**WHAT NEEDS TO BE DONE:**
All of the listing below must be repeated word for word. Pictures are the only thing to omit.

════════════════

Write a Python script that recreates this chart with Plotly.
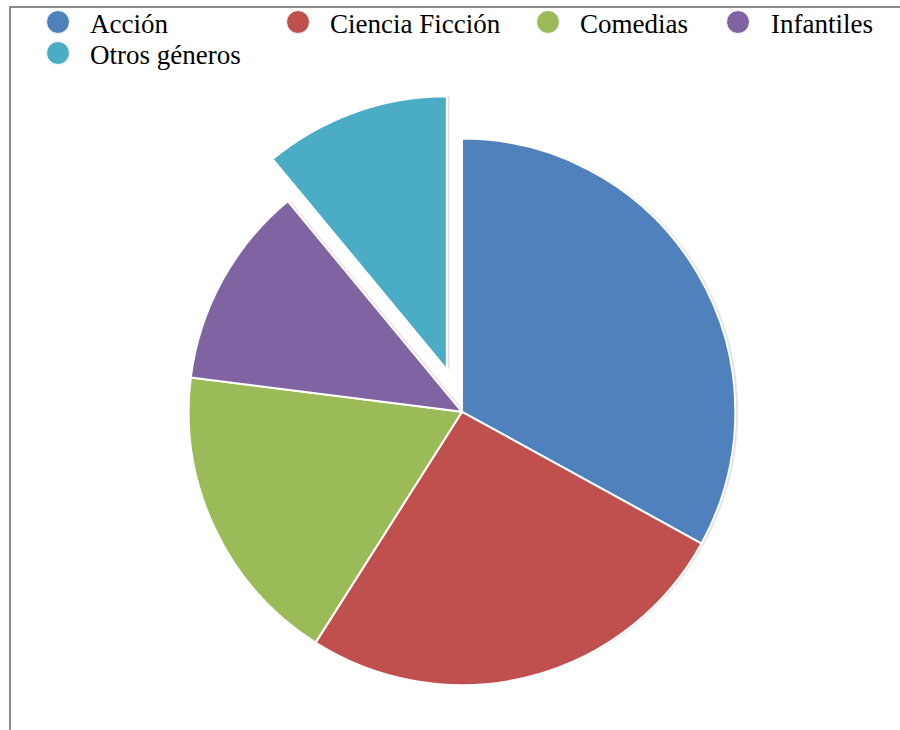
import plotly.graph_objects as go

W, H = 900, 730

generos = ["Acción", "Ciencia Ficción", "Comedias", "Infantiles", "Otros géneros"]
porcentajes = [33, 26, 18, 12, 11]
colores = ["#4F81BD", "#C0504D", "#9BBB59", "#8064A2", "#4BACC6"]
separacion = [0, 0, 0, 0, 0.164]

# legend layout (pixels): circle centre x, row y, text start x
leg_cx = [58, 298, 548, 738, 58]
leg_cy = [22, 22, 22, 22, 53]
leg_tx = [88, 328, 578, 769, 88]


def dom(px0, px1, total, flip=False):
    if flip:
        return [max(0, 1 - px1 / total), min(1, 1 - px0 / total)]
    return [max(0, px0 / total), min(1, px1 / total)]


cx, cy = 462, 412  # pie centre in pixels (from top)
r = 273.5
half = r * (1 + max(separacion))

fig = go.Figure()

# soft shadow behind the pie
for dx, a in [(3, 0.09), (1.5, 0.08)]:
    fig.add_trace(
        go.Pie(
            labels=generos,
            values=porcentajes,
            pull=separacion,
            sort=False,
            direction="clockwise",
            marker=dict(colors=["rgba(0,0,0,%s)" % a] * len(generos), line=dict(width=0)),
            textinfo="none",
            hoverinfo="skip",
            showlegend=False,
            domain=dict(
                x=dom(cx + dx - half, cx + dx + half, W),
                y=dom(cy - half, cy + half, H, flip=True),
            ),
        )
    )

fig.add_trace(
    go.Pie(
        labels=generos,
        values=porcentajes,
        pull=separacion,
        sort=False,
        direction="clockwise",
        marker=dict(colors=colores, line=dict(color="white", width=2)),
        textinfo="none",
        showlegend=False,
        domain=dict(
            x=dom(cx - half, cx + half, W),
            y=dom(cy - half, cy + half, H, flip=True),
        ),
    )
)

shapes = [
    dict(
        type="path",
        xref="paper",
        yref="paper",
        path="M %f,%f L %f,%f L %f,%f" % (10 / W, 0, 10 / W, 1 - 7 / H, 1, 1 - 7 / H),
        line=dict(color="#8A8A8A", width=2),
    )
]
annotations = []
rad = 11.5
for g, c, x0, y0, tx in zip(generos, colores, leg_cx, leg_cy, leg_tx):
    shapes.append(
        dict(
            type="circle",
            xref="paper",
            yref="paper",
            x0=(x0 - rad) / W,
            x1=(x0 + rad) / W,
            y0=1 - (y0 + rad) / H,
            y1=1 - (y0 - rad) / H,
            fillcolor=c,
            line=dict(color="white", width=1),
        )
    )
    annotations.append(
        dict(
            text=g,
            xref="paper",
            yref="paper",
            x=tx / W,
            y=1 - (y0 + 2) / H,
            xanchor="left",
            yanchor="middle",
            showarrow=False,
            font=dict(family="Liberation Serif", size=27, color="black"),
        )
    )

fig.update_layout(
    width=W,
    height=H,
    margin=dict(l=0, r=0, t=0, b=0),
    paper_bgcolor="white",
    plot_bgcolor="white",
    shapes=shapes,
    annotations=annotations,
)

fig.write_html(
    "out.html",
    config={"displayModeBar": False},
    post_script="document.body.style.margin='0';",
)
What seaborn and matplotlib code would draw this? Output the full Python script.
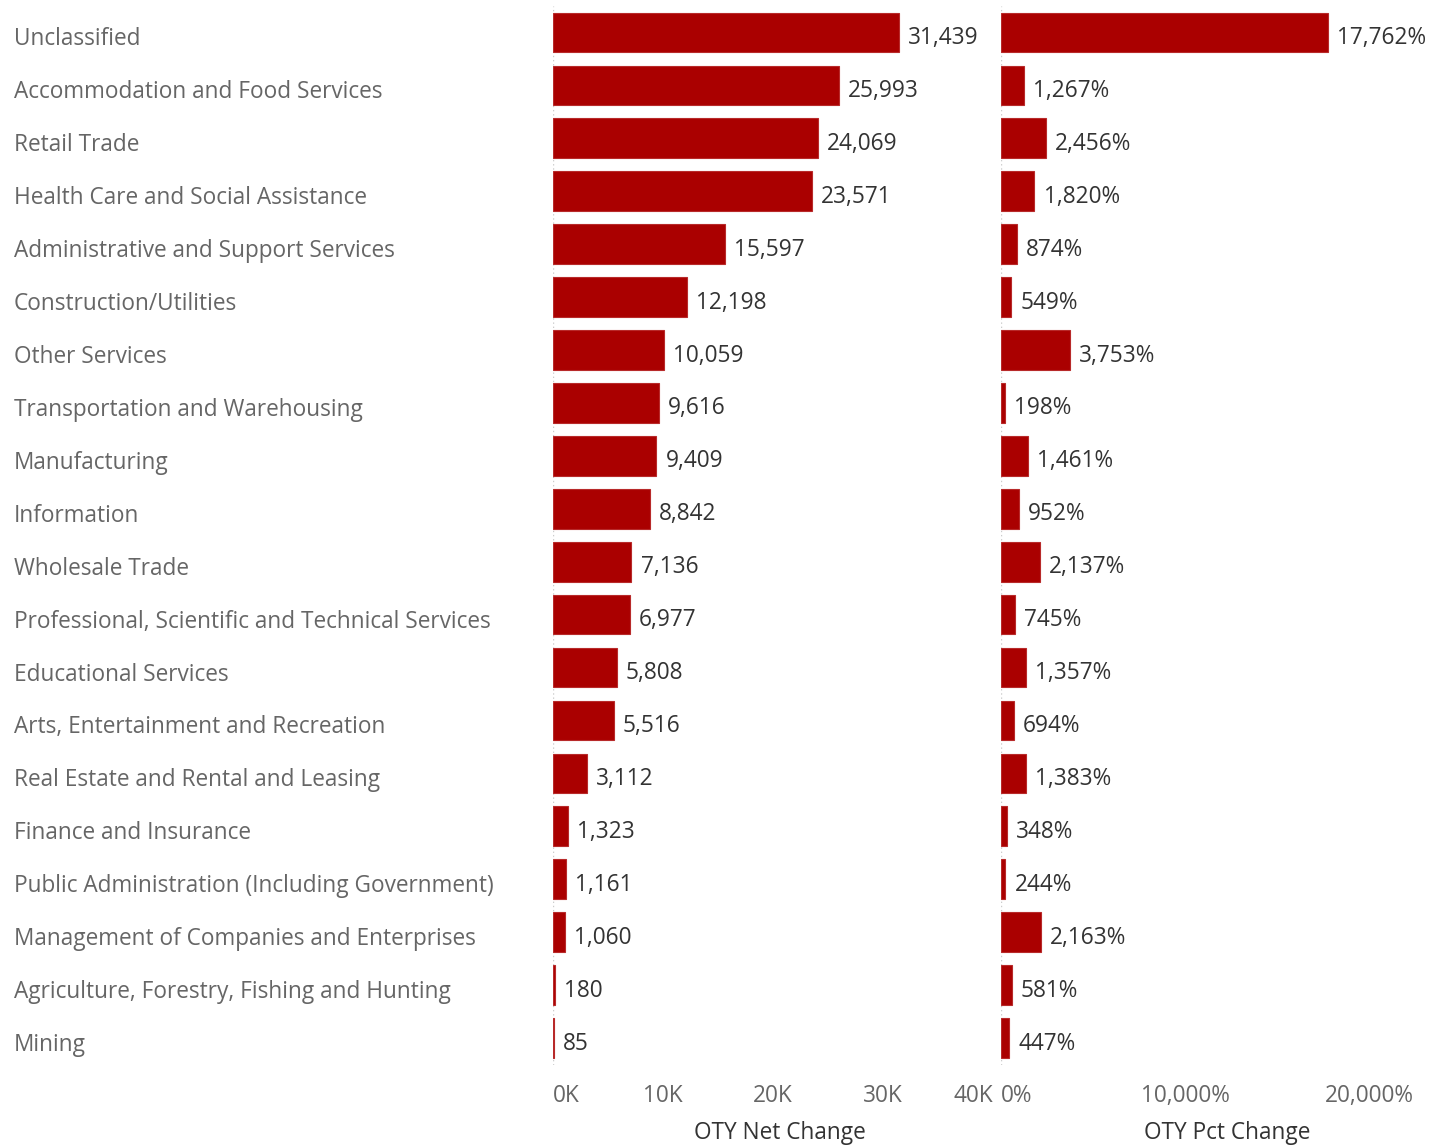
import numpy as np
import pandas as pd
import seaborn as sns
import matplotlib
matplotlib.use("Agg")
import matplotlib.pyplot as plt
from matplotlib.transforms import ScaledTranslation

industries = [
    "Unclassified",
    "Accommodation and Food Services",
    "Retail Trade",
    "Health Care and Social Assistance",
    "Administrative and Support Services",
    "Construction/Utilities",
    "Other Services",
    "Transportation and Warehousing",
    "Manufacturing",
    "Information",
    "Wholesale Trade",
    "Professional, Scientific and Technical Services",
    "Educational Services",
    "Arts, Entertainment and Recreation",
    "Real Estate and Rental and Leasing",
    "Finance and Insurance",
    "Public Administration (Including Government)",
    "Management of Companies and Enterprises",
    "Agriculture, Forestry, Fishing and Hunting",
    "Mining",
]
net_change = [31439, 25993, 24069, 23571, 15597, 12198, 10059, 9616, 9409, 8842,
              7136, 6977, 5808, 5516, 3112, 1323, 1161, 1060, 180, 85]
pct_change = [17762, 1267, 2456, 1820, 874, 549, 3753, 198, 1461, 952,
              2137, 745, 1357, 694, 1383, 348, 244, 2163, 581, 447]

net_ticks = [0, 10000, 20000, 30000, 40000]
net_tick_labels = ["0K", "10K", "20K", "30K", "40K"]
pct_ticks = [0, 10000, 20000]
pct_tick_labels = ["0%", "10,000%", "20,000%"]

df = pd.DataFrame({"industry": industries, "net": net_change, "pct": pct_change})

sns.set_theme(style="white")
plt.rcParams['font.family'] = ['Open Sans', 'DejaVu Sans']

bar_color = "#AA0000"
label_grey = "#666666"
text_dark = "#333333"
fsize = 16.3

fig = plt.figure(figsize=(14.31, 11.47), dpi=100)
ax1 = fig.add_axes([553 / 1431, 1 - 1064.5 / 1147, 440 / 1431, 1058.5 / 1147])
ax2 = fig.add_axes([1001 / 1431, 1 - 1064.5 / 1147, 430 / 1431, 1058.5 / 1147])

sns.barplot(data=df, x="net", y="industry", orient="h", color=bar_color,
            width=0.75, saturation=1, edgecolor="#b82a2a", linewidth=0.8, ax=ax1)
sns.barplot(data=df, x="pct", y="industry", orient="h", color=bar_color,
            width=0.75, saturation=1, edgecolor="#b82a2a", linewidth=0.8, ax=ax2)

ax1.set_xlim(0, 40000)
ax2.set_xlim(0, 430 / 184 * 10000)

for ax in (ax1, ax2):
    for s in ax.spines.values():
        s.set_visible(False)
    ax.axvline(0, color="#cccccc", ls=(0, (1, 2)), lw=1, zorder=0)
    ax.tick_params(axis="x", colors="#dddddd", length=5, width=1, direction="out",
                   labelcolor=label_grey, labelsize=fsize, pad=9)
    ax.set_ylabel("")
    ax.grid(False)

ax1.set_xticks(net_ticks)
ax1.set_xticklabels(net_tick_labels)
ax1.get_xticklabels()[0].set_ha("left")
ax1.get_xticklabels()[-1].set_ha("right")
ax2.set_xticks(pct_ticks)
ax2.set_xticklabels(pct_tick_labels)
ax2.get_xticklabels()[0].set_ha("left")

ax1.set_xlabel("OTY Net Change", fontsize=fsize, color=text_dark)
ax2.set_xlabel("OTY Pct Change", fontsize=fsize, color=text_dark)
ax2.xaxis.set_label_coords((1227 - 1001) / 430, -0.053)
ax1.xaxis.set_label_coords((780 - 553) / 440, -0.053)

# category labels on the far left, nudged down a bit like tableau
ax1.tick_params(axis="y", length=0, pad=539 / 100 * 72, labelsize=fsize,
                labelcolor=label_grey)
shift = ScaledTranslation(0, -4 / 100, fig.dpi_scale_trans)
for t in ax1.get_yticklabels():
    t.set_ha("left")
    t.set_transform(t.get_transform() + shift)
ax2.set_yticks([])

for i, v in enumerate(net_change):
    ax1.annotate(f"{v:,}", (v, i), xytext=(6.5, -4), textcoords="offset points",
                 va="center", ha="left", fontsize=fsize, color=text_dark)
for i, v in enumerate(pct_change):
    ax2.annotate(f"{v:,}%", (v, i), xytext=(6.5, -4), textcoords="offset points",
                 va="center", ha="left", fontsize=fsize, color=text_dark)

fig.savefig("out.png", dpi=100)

════════════════

**RESULT OF THIS TASK:**
Write a Python script that recreates this chart with Plotly.
import plotly.graph_objects as go

W, H = 900, 730

generos = ["Acción", "Ciencia Ficción", "Comedias", "Infantiles", "Otros géneros"]
porcentajes = [33, 26, 18, 12, 11]
colores = ["#4F81BD", "#C0504D", "#9BBB59", "#8064A2", "#4BACC6"]
separacion = [0, 0, 0, 0, 0.164]

# legend layout (pixels): circle centre x, row y, text start x
leg_cx = [58, 298, 548, 738, 58]
leg_cy = [22, 22, 22, 22, 53]
leg_tx = [88, 328, 578, 769, 88]


def dom(px0, px1, total, flip=False):
    if flip:
        return [max(0, 1 - px1 / total), min(1, 1 - px0 / total)]
    return [max(0, px0 / total), min(1, px1 / total)]


cx, cy = 462, 412  # pie centre in pixels (from top)
r = 273.5
half = r * (1 + max(separacion))

fig = go.Figure()

# soft shadow behind the pie
for dx, a in [(3, 0.09), (1.5, 0.08)]:
    fig.add_trace(
        go.Pie(
            labels=generos,
            values=porcentajes,
            pull=separacion,
            sort=False,
            direction="clockwise",
            marker=dict(colors=["rgba(0,0,0,%s)" % a] * len(generos), line=dict(width=0)),
            textinfo="none",
            hoverinfo="skip",
            showlegend=False,
            domain=dict(
                x=dom(cx + dx - half, cx + dx + half, W),
                y=dom(cy - half, cy + half, H, flip=True),
            ),
        )
    )

fig.add_trace(
    go.Pie(
        labels=generos,
        values=porcentajes,
        pull=separacion,
        sort=False,
        direction="clockwise",
        marker=dict(colors=colores, line=dict(color="white", width=2)),
        textinfo="none",
        showlegend=False,
        domain=dict(
            x=dom(cx - half, cx + half, W),
            y=dom(cy - half, cy + half, H, flip=True),
        ),
    )
)

shapes = [
    dict(
        type="path",
        xref="paper",
        yref="paper",
        path="M %f,%f L %f,%f L %f,%f" % (10 / W, 0, 10 / W, 1 - 7 / H, 1, 1 - 7 / H),
        line=dict(color="#8A8A8A", width=2),
    )
]
annotations = []
rad = 11.5
for g, c, x0, y0, tx in zip(generos, colores, leg_cx, leg_cy, leg_tx):
    shapes.append(
        dict(
            type="circle",
            xref="paper",
            yref="paper",
            x0=(x0 - rad) / W,
            x1=(x0 + rad) / W,
            y0=1 - (y0 + rad) / H,
            y1=1 - (y0 - rad) / H,
            fillcolor=c,
            line=dict(color="white", width=1),
        )
    )
    annotations.append(
        dict(
            text=g,
            xref="paper",
            yref="paper",
            x=tx / W,
            y=1 - (y0 + 2) / H,
            xanchor="left",
            yanchor="middle",
            showarrow=False,
            font=dict(family="Liberation Serif", size=27, color="black"),
        )
    )

fig.update_layout(
    width=W,
    height=H,
    margin=dict(l=0, r=0, t=0, b=0),
    paper_bgcolor="white",
    plot_bgcolor="white",
    shapes=shapes,
    annotations=annotations,
)

fig.write_html(
    "out.html",
    config={"displayModeBar": False},
    post_script="document.body.style.margin='0';",
)
What seaborn and matplotlib code would draw this? Output the full Python script.
import numpy as np
import pandas as pd
import seaborn as sns
import matplotlib
matplotlib.use("Agg")
import matplotlib.pyplot as plt
from matplotlib.transforms import ScaledTranslation

industries = [
    "Unclassified",
    "Accommodation and Food Services",
    "Retail Trade",
    "Health Care and Social Assistance",
    "Administrative and Support Services",
    "Construction/Utilities",
    "Other Services",
    "Transportation and Warehousing",
    "Manufacturing",
    "Information",
    "Wholesale Trade",
    "Professional, Scientific and Technical Services",
    "Educational Services",
    "Arts, Entertainment and Recreation",
    "Real Estate and Rental and Leasing",
    "Finance and Insurance",
    "Public Administration (Including Government)",
    "Management of Companies and Enterprises",
    "Agriculture, Forestry, Fishing and Hunting",
    "Mining",
]
net_change = [31439, 25993, 24069, 23571, 15597, 12198, 10059, 9616, 9409, 8842,
              7136, 6977, 5808, 5516, 3112, 1323, 1161, 1060, 180, 85]
pct_change = [17762, 1267, 2456, 1820, 874, 549, 3753, 198, 1461, 952,
              2137, 745, 1357, 694, 1383, 348, 244, 2163, 581, 447]

net_ticks = [0, 10000, 20000, 30000, 40000]
net_tick_labels = ["0K", "10K", "20K", "30K", "40K"]
pct_ticks = [0, 10000, 20000]
pct_tick_labels = ["0%", "10,000%", "20,000%"]

df = pd.DataFrame({"industry": industries, "net": net_change, "pct": pct_change})

sns.set_theme(style="white")
plt.rcParams['font.family'] = ['Open Sans', 'DejaVu Sans']

bar_color = "#AA0000"
label_grey = "#666666"
text_dark = "#333333"
fsize = 16.3

fig = plt.figure(figsize=(14.31, 11.47), dpi=100)
ax1 = fig.add_axes([553 / 1431, 1 - 1064.5 / 1147, 440 / 1431, 1058.5 / 1147])
ax2 = fig.add_axes([1001 / 1431, 1 - 1064.5 / 1147, 430 / 1431, 1058.5 / 1147])

sns.barplot(data=df, x="net", y="industry", orient="h", color=bar_color,
            width=0.75, saturation=1, edgecolor="#b82a2a", linewidth=0.8, ax=ax1)
sns.barplot(data=df, x="pct", y="industry", orient="h", color=bar_color,
            width=0.75, saturation=1, edgecolor="#b82a2a", linewidth=0.8, ax=ax2)

ax1.set_xlim(0, 40000)
ax2.set_xlim(0, 430 / 184 * 10000)

for ax in (ax1, ax2):
    for s in ax.spines.values():
        s.set_visible(False)
    ax.axvline(0, color="#cccccc", ls=(0, (1, 2)), lw=1, zorder=0)
    ax.tick_params(axis="x", colors="#dddddd", length=5, width=1, direction="out",
                   labelcolor=label_grey, labelsize=fsize, pad=9)
    ax.set_ylabel("")
    ax.grid(False)

ax1.set_xticks(net_ticks)
ax1.set_xticklabels(net_tick_labels)
ax1.get_xticklabels()[0].set_ha("left")
ax1.get_xticklabels()[-1].set_ha("right")
ax2.set_xticks(pct_ticks)
ax2.set_xticklabels(pct_tick_labels)
ax2.get_xticklabels()[0].set_ha("left")

ax1.set_xlabel("OTY Net Change", fontsize=fsize, color=text_dark)
ax2.set_xlabel("OTY Pct Change", fontsize=fsize, color=text_dark)
ax2.xaxis.set_label_coords((1227 - 1001) / 430, -0.053)
ax1.xaxis.set_label_coords((780 - 553) / 440, -0.053)

# category labels on the far left, nudged down a bit like tableau
ax1.tick_params(axis="y", length=0, pad=539 / 100 * 72, labelsize=fsize,
                labelcolor=label_grey)
shift = ScaledTranslation(0, -4 / 100, fig.dpi_scale_trans)
for t in ax1.get_yticklabels():
    t.set_ha("left")
    t.set_transform(t.get_transform() + shift)
ax2.set_yticks([])

for i, v in enumerate(net_change):
    ax1.annotate(f"{v:,}", (v, i), xytext=(6.5, -4), textcoords="offset points",
                 va="center", ha="left", fontsize=fsize, color=text_dark)
for i, v in enumerate(pct_change):
    ax2.annotate(f"{v:,}%", (v, i), xytext=(6.5, -4), textcoords="offset points",
                 va="center", ha="left", fontsize=fsize, color=text_dark)

fig.savefig("out.png", dpi=100)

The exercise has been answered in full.